E1 – Exemplify professionally-informed, growth-centered practice. Teacher candidates develop reflective, collaborative, professional growth-centered practices through regularly evaluating the effects of their teaching through feedback and reflection. This means that teachers are making reflection a regular practice to improve instruction and student learning. In the Internship Seminar class we were asked to provide a student survey about our teaching practices. I already ask students to provide feedback at the end of each unit. My piece of evidence is another type of survey I incorporate into my regular teaching practices. After students take a unit test, I ask my students the following question to respond in their reflection journal: “In what ways can Mr. G improve the teaching of this unit?” This response was particularly representative of the whole classes responses and provided constructive feedback with positive behaviors to continue. When this student wrote this reflection, I saved it because their feedback was helpful to me, both positively and constructively.
This student’s reflection about my work as a developing teacher, demonstrates my growth in my teaching practices throughout the year. The student says, “He does great when he is showing all the steps to solving something. Her is also very good at keeping the class engaged.” Both of these have been points of emphasis as I begin my teaching career, particularly keeping students engaged in rigorous academic work. Research shows that keeping students engaged improved retention of material (Borich, 2014), I am excited that students recognize my efforts to keep them engaged in learning. I will continue to ask students these and similar questions to receive feedback that I can improve upon (such as improving group work protocols to optimize student learning when working in small groups).

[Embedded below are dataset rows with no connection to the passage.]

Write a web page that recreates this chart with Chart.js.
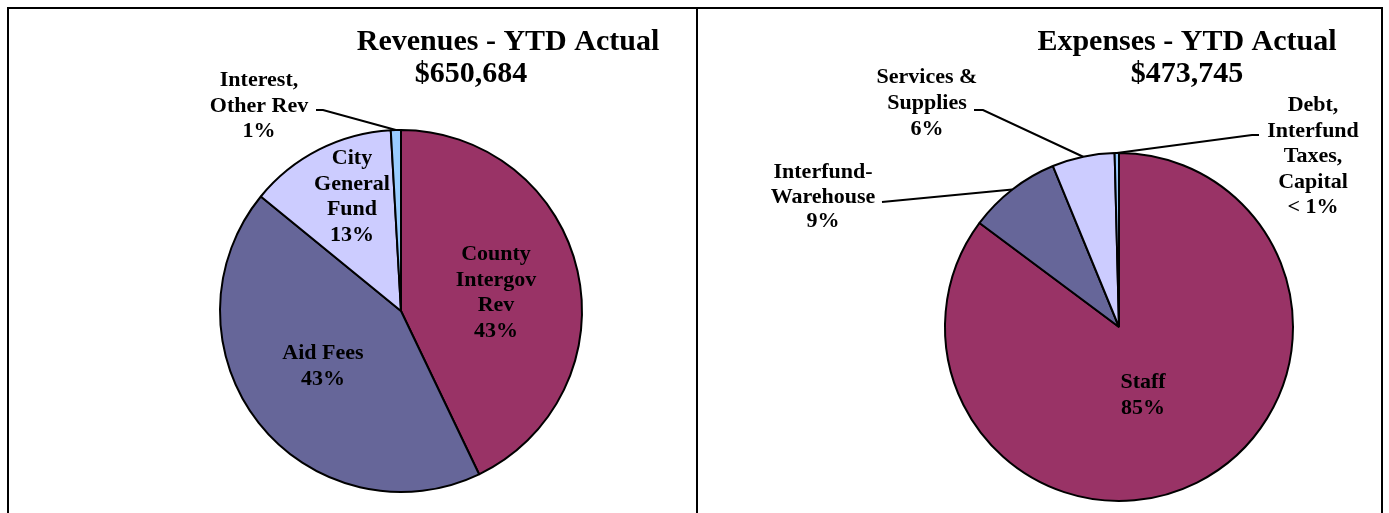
<!DOCTYPE html>
<html>
<head>
<meta charset="utf-8">
<script src="https://cdn.jsdelivr.net/npm/chart.js@4.4.1/dist/chart.umd.min.js"></script>
<style>
  body { margin: 0; background: #fff; width: 1389px; height: 513px; overflow: hidden; }
  #frame { position: absolute; left: 7px; top: 7px; width: 1376px; height: 530px; box-sizing: border-box; border: 2px solid #000; }
  #divider { position: absolute; left: 696px; top: 7px; width: 2px; height: 520px; background: #000; }
  canvas { position: absolute; left: 0; top: 0; }
</style>
</head>
<body>
<div id="frame"></div>
<div id="divider"></div>
<canvas id="revenueChart" width="1389" height="513"></canvas>
<canvas id="expenseChart" width="1389" height="513"></canvas>
<script>
const revenueCategories = [['County', 'Intergov', 'Rev'], ['Aid Fees'], ['City', 'General', 'Fund'], ['Interest,', 'Other Rev']];
const revenueShares = [42.9, 43.0, 13.2, 0.9];
const revenueTitle = ['Revenues - YTD Actual', '$650,684'];

const expenseCategories = [['Staff'], ['Interfund-', 'Warehouse'], ['Services &', 'Supplies'], ['Debt,', 'Interfund', 'Taxes,', 'Capital']];
const expenseShares = [85.2, 8.6, 5.8, 0.4];
const expenseTitle = ['Expenses - YTD Actual', '$473,745'];

const sliceColors = ['#993366', '#666699', '#CCCCFF', '#99CCFF'];

const W = 1389, H = 513;
const labelFont = 'bold 22px "Liberation Serif", "Times New Roman", serif';
const titleFont = 'bold 30px "Liberation Serif", "Times New Roman", serif';

// where things sit on the page (layout only, no data)
const revenueLayout = {
  center: [401, 311], radius: 181,
  title: [[508, 50], [471, 82]],
  labels: [
    { x: 496, y: 260 },
    { x: 323, y: 359 },
    { x: 352, y: 164 },
    { x: 259, y: 86, leader: [316, 110], stub: 7 }
  ]
};
const expenseLayout = {
  center: [1119, 327], radius: 174,
  title: [[1187, 50], [1187, 82]],
  labels: [
    { x: 1143, y: 388 },
    { x: 823, y: 178, step: 24.5, leader: [882, 202], stub: 0 },
    { x: 927, y: 83, step: 26, leader: [974, 110], stub: 9 },
    { x: 1313, y: 111, step: 25.5, leader: [1259, 135], stub: -7 }
  ]
};

function pctText(v) {
  const r = Math.round(v);
  return r < 1 ? '< 1%' : r + '%';
}

const labelPlugin = {
  id: 'pieLabels',
  afterDatasetsDraw(chart, args, opts) {
    const ctx = chart.ctx;
    const layout = opts.layout;
    const cats = opts.categories;
    const shares = chart.data.datasets[0].data;
    const arcs = chart.getDatasetMeta(0).data;
    ctx.save();
    ctx.fillStyle = '#000';
    ctx.textAlign = 'center';
    ctx.textBaseline = 'alphabetic';

    ctx.font = titleFont;
    opts.title.forEach((t, i) => ctx.fillText(t, layout.title[i][0], layout.title[i][1]));

    ctx.font = labelFont;
    layout.labels.forEach((lab, i) => {
      const lines = cats[i].concat([pctText(shares[i])]);
      const step = lab.step || 25.5;
      lines.forEach((ln, j) => ctx.fillText(ln, lab.x, lab.y + j * step));
      if (lab.leader) {
        const a = arcs[i].getProps(['x', 'y', 'startAngle', 'endAngle', 'outerRadius'], true);
        const mid = (a.startAngle + a.endAngle) / 2;
        const px = a.x + Math.cos(mid) * a.outerRadius;
        const py = a.y + Math.sin(mid) * a.outerRadius;
        ctx.beginPath();
        ctx.strokeStyle = '#000';
        ctx.lineWidth = 2;
        ctx.moveTo(lab.leader[0], lab.leader[1]);
        ctx.lineTo(lab.leader[0] + lab.stub, lab.leader[1]);
        ctx.lineTo(px, py);
        ctx.stroke();
      }
    });
    ctx.restore();
  }
};

function makePie(id, categories, shares, title, layout) {
  const [cx, cy] = layout.center;
  const half = Math.min(cx, W - cx);
  const vhalf = Math.min(cy, H - cy);
  return new Chart(document.getElementById(id), {
    type: 'pie',
    data: {
      labels: categories.map(c => c.join(' ')),
      datasets: [{
        data: shares,
        backgroundColor: sliceColors,
        borderColor: '#000000',
        borderWidth: 2,
        hoverOffset: 0,
        radius: layout.radius
      }]
    },
    options: {
      responsive: false,
      animation: false,
      events: [],
      layout: {
        padding: {
          left: cx - half,
          right: W - cx - half,
          top: cy - vhalf,
          bottom: H - cy - vhalf
        }
      },
      plugins: {
        legend: { display: false },
        tooltip: { enabled: false },
        pieLabels: { layout: layout, categories: categories, title: title }
      }
    },
    plugins: [labelPlugin]
  });
}

makePie('revenueChart', revenueCategories, revenueShares, revenueTitle, revenueLayout);
makePie('expenseChart', expenseCategories, expenseShares, expenseTitle, expenseLayout);
</script>
</body>
</html>
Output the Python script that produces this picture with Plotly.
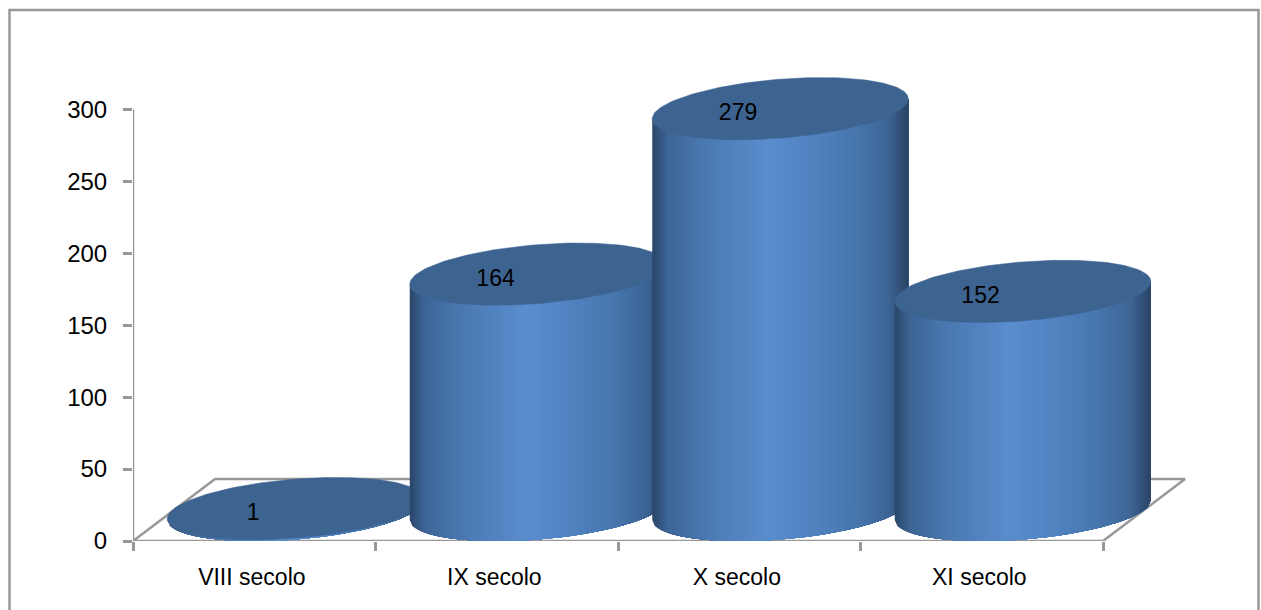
import numpy as np
import plotly.graph_objects as go

# Chart data
categories = ["VIII secolo", "IX secolo", "X secolo", "XI secolo"]
values = [1, 164, 279, 152]
y_ticks = [0, 50, 100, 150, 200, 250, 300]

# Page and plot geometry, in pixels
WIDTH, HEIGHT = 1261, 610
LEFT, BOTTOM_Y = 133, 541.5
TOP_Y = 40
RIGHT = 1233
PX_PER_CAT = 242.5
PX_PER_UNIT = 1.44

# Oblique floor depth and cylinder ellipse, expressed in axis units
DEPTH_X = 82 / PX_PER_CAT
DEPTH_Y = 62 / PX_PER_UNIT
RADIUS_X = 128 / PX_PER_CAT
RADIUS_Y = 29.5 / PX_PER_UNIT
TILT_Y = 10 / PX_PER_UNIT

GREY = "#989898"
TOP_COLOR = "#3d6391"
FONT = "Liberation Sans"
FONT_SIZE = 24
LINE_WIDTH = 2.5

# Horizontal shading across a cylinder's side
shade_pos = [0.0, 0.02, 0.06, 0.2, 0.45, 0.6, 0.8, 0.92, 1.0]
shade_r = [0x2a, 0x30, 0x3d, 0x4a, 0x5a, 0x52, 0x47, 0x3d, 0x2a]
shade_g = [0x44, 0x50, 0x65, 0x78, 0x8d, 0x84, 0x76, 0x65, 0x43]
shade_b = [0x68, 0x78, 0x96, 0xb0, 0xce, 0xc3, 0xac, 0x96, 0x64]


def shade(t):
    r = np.interp(t, shade_pos, shade_r)
    g = np.interp(t, shade_pos, shade_g)
    b = np.interp(t, shade_pos, shade_b)
    return f"rgb({r:.0f},{g:.0f},{b:.0f})"


def lower_edge(u, level):
    """Front rim height of the ellipse at horizontal fraction u in [-1, 1]."""
    return level + TILT_Y * u - RADIUS_Y * np.sqrt(np.clip(1 - u * u, 0, 1))


fig = go.Figure()

# Floor outline and the value axis line
floor_x = [0, 4, 4 + DEPTH_X, DEPTH_X, 0]
floor_y = [0, 0, DEPTH_Y, DEPTH_Y, 0]
fig.add_trace(go.Scatter(x=floor_x, y=floor_y, mode="lines", cliponaxis=False,
                         line=dict(color=GREY, width=LINE_WIDTH), hoverinfo="skip"))
fig.add_trace(go.Scatter(x=[0, 0], y=[0, max(y_ticks)], mode="lines", cliponaxis=False,
                         line=dict(color=GREY, width=LINE_WIDTH), hoverinfo="skip"))

# Cylinders, left to right so that each one overlaps its left neighbour.
# Each shading band runs through to the right edge and the next band paints
# over it, which keeps the gradient free of seams between bands.
N_STRIPS = 100
for i, value in enumerate(values):
    cx = i + 0.5 + DEPTH_X / 2
    base = DEPTH_Y / 2
    top = value + DEPTH_Y / 2
    edges = np.linspace(-1, 1, N_STRIPS + 1)
    for k in range(N_STRIPS):
        sub = edges[k:]
        xs = cx + RADIUS_X * sub
        low = lower_edge(sub, base)
        high = lower_edge(sub, top)
        fig.add_trace(go.Scatter(
            x=np.concatenate([xs, xs[::-1]]),
            y=np.concatenate([low, high[::-1]]),
            mode="lines", fill="toself", fillcolor=shade((k + 0.5) / N_STRIPS),
            line=dict(width=0), hoverinfo="skip",
        ))
    theta = np.linspace(0, 2 * np.pi, 181)
    fig.add_trace(go.Scatter(
        x=cx + RADIUS_X * np.cos(theta),
        y=top + TILT_Y * np.cos(theta) + RADIUS_Y * np.sin(theta),
        mode="lines", fill="toself", fillcolor=TOP_COLOR,
        line=dict(color=TOP_COLOR, width=0.5), hoverinfo="skip",
    ))

# Value labels on the cylinder tops
fig.add_trace(go.Scatter(
    x=[i + 0.495 for i in range(len(values))],
    y=[v + DEPTH_Y / 2 - 4 for v in values],
    mode="text", text=[str(v) for v in values],
    textposition="middle center",
    textfont=dict(family=FONT, size=23, color="#000000"),
    hoverinfo="skip",
))

# Outer frame of the chart area; its lower edge runs past the page
fig.add_shape(type="rect", xref="paper", yref="paper",
              x0=(9.5 - LEFT) / (RIGHT - LEFT),
              x1=(1258.5 - LEFT) / (RIGHT - LEFT),
              y0=(BOTTOM_Y - 625) / (BOTTOM_Y - TOP_Y),
              y1=(BOTTOM_Y - 10) / (BOTTOM_Y - TOP_Y),
              line=dict(color=GREY, width=LINE_WIDTH), layer="below")

fig.update_layout(
    width=WIDTH, height=HEIGHT,
    margin=dict(l=LEFT, r=WIDTH - RIGHT, t=TOP_Y, b=HEIGHT - BOTTOM_Y, pad=0),
    paper_bgcolor="white", plot_bgcolor="white",
    showlegend=False,
    font=dict(family=FONT, size=FONT_SIZE, color="#000000"),
    xaxis=dict(
        range=[0, (RIGHT - LEFT) / PX_PER_CAT],
        tickmode="array",
        tickvals=[i + 0.49 for i in range(len(categories))],
        ticktext=categories,
        ticks="", ticklen=0, ticklabelstandoff=20,
        showgrid=False, showline=False, zeroline=False,
        tickfont=dict(family=FONT, size=FONT_SIZE - 1),
        minor=dict(tickmode="array", tickvals=list(range(len(categories) + 1)),
                   ticks="outside", ticklen=9, tickwidth=LINE_WIDTH, tickcolor=GREY,
                   showgrid=False),
    ),
    yaxis=dict(
        range=[0, (BOTTOM_Y - TOP_Y) / PX_PER_UNIT],
        tickmode="array", tickvals=y_ticks,
        ticks="outside", ticklen=9, tickwidth=LINE_WIDTH, tickcolor=GREY,
        ticklabelstandoff=11,
        showgrid=False, showline=False, zeroline=False,
        tickfont=dict(family=FONT, size=FONT_SIZE),
    ),
)

fig.write_html("out.html")
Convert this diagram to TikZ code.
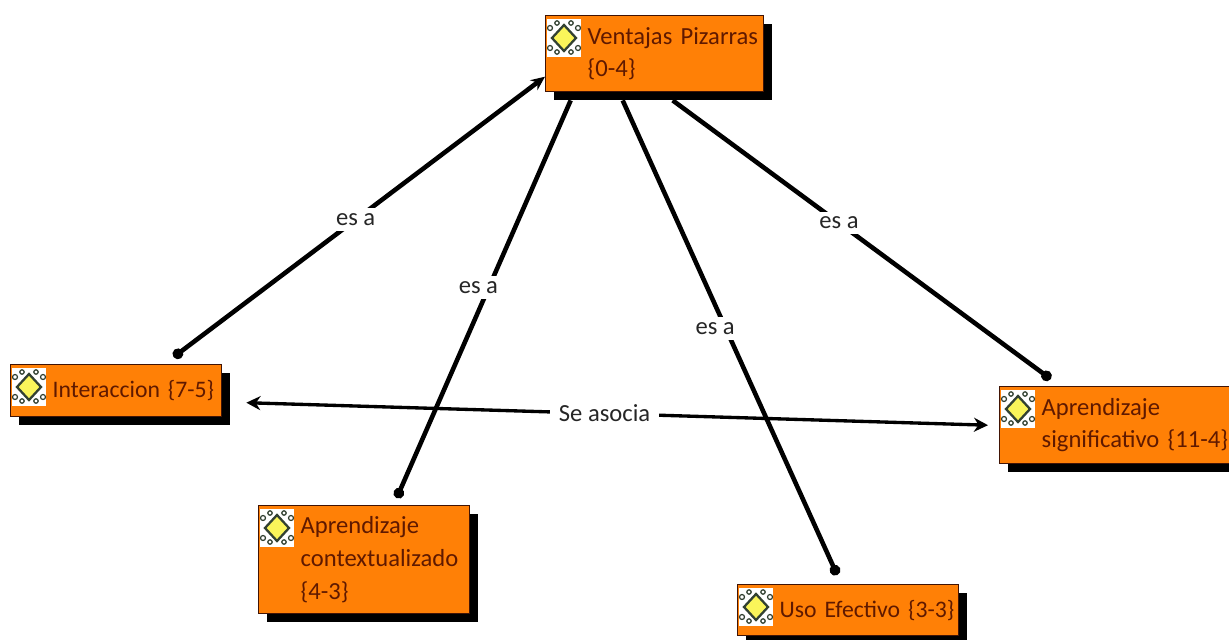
\documentclass[tikz,border=0pt]{standalone}
\usepackage{xcolor}
\usepackage{fontspec}
\setmainfont{Carlito}
\usetikzlibrary{arrows.meta, shadows}
\definecolor{naranja}{RGB}{255, 128, 6}
\definecolor{marron}{RGB}{65, 20, 5}
\definecolor{letra}{RGB}{95, 25, 0}
\definecolor{amarillo}{RGB}{250, 245, 90}
\definecolor{oscuro}{RGB}{50, 65, 50}

\begin{document}
\begin{tikzpicture}[
    x=0.02cm, y=0.02cm,
    concepto/.style={rectangle, draw=marron, line width=0.8pt, fill=naranja, anchor=north west, align=left, inner xsep=0pt, inner ysep=0pt, text=letra, font=\fontsize{14}{18.6}\selectfont, execute at begin node={\leftskip=0.84cm}, drop shadow={shadow xshift=0.16cm, shadow yshift=-0.16cm, fill=black, opacity=1}},
    enlace/.style={{Circle[length=6pt]}-, line width=2.6pt},
    flecha/.style={{Circle[length=6pt]}-{Stealth[length=8pt, width=7pt]}, line width=2.6pt},
    asocia/.style={{Stealth[length=8pt, width=8pt]}-{Stealth[length=8pt, width=8pt]}, line width=1.9pt},
    rotulo/.style={fill=white, inner xsep=3pt, inner ysep=3pt, text=black!85, font=\fontsize{14}{16}\selectfont},
    icono/.pic={
        \fill[white] (2,-4) rectangle (36,-42);
        \draw[oscuro, line width=0.7pt] (5,-13) circle (2.5) (33,-13) circle (2.5) (5,-33) circle (2.5) (33,-33) circle (2.5);
        \draw[oscuro, line width=0.7pt] (12,-8) circle (2.2) (26,-8) circle (2.2) (12,-37) circle (2.2) (26,-37) circle (2.2);
        \draw[oscuro, line width=1.3pt, fill=amarillo] (19,-10) -- (31,-23) -- (19,-36) -- (7,-23) -- cycle;
    }
]
    \useasboundingbox (0,0) rectangle (1229,-639);
    \clip (0,0) rectangle (1229,-639);

    \node[concepto, text width=4.36cm, minimum height=1.52cm] (ventajas) at (545,-15) {Ventajas Pizarras\\\{0-4\}};
    \node[concepto, text width=4.22cm, minimum height=1.04cm, font=\fontsize{13.5}{18.6}\selectfont] (interaccion) at (10,-364) {Interaccion \{7-5\}};
    \node[concepto, text width=4.72cm, minimum height=1.54cm] (significativo) at (999,-386) {Aprendizaje\\significativo \{11-4\}};
    \node[concepto, text width=4.22cm, minimum height=2.16cm] (contextualizado) at (258,-505) {Aprendizaje\\contextualizado\\\{4-3\}};
    \node[concepto, text width=4.42cm, minimum height=1.02cm, font=\fontsize{13.5}{18.6}\selectfont] (uso) at (737,-584) {Uso Efectivo \{3-3\}};

    \pic at (ventajas.north west) {icono};
    \pic at (interaccion.north west) {icono};
    \pic at (significativo.north west) {icono};
    \pic at (contextualizado.north west) {icono};
    \pic at (uso.north west) {icono};

    \draw[flecha] ([shift={(57.5,7)}]interaccion.north) -- node[rotulo, pos=.49] (esa1) {es a} ([shift={(0,-23)}]ventajas.west);
    \draw[enlace] ([shift={(32.5,7)}]contextualizado.north) -- node[rotulo, pos=.53, xshift=-6] (esa2) {es a} ([shift={(-84,-8)}]ventajas.south);
    \draw[enlace] ([shift={(-11,9)}]uso.north) -- node[rotulo, pos=.52, xshift=-6] (esa3) {es a} ([shift={(-32,-8)}]ventajas.south);
    \draw[enlace] ([shift={(-67,7)}]significativo.north) -- node[rotulo, pos=.56] (esa4) {es a} ([shift={(18,-8)}]ventajas.south);
    \draw[asocia] ([shift={(24,-12)}]interaccion.east) -- node[rotulo, pos=.483, inner xsep=5pt] (seasocia) {Se asocia} ([shift={(-11,0)}]significativo.west);
\end{tikzpicture}
\end{document}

This student work sample, along with my reflection to the assigned student survey, that aims at different teaching practices, help me target areas of success and areas of improvement. I can ask specific questions to measure my effectiveness as an educator. “In mathematics, several factors have been consistently found to exert a positive influence on student achievement gains: teacher coursework, degree attainment, and certification coupled with pedagogical training in how to teach mathematics (Hightower, et al., 2011, p.32 ).” Teachers play a crucial role in student achievement, the improvements I can make directly impact the student’s success.
In the past, since I have asked the same static question at the end of each unit, I would like to get more diverse feedback. As I work with the Knowles Science Teaching Foundation, I will be developing a long-term teacher inquiry questions for the first several years as a teacher. As this question develops and I work in collaborative work groups to help me establish steps towards meeting these professional goals, I would like to use the student surveys to ask my students questions as evidence towards those goals. The student feedback will help me assess if I am meeting my practitioner inquiry goals and can help me find next steps in any are needed.
Borich, G. D. (2014). Effective Teaching Methods (9th ed.). Upper Saddle River, NJ: Pearson Prentice Hall.
Hightower, A. M., Delgado, R. C., Lloyd, S. C., Wittenstein, R., Sellers, K., & Swanson, C. B. (2011). Improving Student Learning By Supporting Quality Teaching.